_GIVEN INSTRUCTION:_ Draw out every line with the word "code" from the listing below.

***** DATA LINES *****

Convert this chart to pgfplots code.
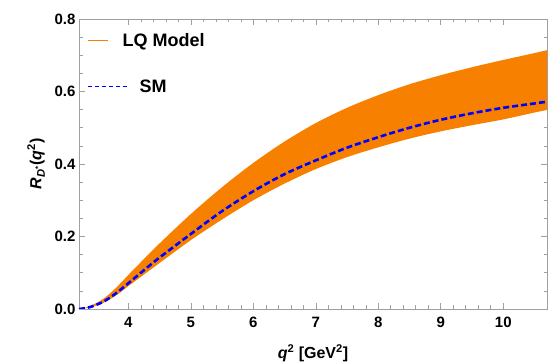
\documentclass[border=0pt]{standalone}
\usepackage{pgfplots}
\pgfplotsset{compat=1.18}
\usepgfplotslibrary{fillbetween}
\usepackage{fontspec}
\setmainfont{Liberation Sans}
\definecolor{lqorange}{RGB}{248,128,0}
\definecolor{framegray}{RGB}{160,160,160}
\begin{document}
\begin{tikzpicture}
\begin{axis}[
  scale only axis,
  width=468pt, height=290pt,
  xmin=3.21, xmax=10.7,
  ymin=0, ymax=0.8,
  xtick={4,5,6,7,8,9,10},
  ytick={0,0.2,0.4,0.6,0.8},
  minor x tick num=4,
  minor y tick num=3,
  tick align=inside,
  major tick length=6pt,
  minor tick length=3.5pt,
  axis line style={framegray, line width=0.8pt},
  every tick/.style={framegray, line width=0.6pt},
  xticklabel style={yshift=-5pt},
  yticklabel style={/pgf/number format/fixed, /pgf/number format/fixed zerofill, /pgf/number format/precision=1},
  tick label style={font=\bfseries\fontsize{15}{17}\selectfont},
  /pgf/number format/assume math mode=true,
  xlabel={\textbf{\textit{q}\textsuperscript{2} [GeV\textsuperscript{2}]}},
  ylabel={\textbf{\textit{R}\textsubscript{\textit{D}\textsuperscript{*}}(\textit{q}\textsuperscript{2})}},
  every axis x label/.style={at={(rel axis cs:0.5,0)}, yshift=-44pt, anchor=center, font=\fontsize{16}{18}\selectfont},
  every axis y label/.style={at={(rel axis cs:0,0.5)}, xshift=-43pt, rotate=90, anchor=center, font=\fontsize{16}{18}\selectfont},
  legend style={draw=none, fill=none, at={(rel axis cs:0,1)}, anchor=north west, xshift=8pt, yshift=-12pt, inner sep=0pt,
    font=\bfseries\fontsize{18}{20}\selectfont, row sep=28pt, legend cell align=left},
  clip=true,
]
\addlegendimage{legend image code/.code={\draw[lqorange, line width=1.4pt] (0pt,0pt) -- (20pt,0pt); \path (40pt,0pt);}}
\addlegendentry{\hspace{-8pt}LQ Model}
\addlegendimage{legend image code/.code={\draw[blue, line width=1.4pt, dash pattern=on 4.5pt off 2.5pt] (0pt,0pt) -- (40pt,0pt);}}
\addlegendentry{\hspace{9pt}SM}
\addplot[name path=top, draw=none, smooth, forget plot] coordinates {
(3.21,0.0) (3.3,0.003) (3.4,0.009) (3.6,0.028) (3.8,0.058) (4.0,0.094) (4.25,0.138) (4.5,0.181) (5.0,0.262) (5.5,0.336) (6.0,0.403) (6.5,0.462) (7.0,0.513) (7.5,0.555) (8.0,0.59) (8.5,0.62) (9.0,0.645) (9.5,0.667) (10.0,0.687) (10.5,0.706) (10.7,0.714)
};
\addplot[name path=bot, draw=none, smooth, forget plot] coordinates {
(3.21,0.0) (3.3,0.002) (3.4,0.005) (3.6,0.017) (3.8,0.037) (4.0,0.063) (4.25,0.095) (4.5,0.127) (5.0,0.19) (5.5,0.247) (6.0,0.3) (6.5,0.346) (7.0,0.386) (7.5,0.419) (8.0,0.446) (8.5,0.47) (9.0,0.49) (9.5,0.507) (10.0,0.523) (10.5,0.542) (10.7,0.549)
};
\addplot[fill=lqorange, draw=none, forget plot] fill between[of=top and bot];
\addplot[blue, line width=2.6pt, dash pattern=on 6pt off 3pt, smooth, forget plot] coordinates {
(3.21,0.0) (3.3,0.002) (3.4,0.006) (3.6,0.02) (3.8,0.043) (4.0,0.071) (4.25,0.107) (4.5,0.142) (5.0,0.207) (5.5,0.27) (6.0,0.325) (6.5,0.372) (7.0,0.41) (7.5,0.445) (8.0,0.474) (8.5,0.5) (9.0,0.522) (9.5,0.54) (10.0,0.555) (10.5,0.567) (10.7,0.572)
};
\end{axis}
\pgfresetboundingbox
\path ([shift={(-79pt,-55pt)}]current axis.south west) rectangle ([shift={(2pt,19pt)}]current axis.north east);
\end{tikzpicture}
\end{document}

*****

_RESPONSE TO THIS TASK:_
Convert this chart to pgfplots code.
\addlegendimage{legend image code/.code={\draw[lqorange, line width=1.4pt] (0pt,0pt) -- (20pt,0pt); \path (40pt,0pt);}}
\addlegendimage{legend image code/.code={\draw[blue, line width=1.4pt, dash pattern=on 4.5pt off 2.5pt] (0pt,0pt) -- (40pt,0pt);}}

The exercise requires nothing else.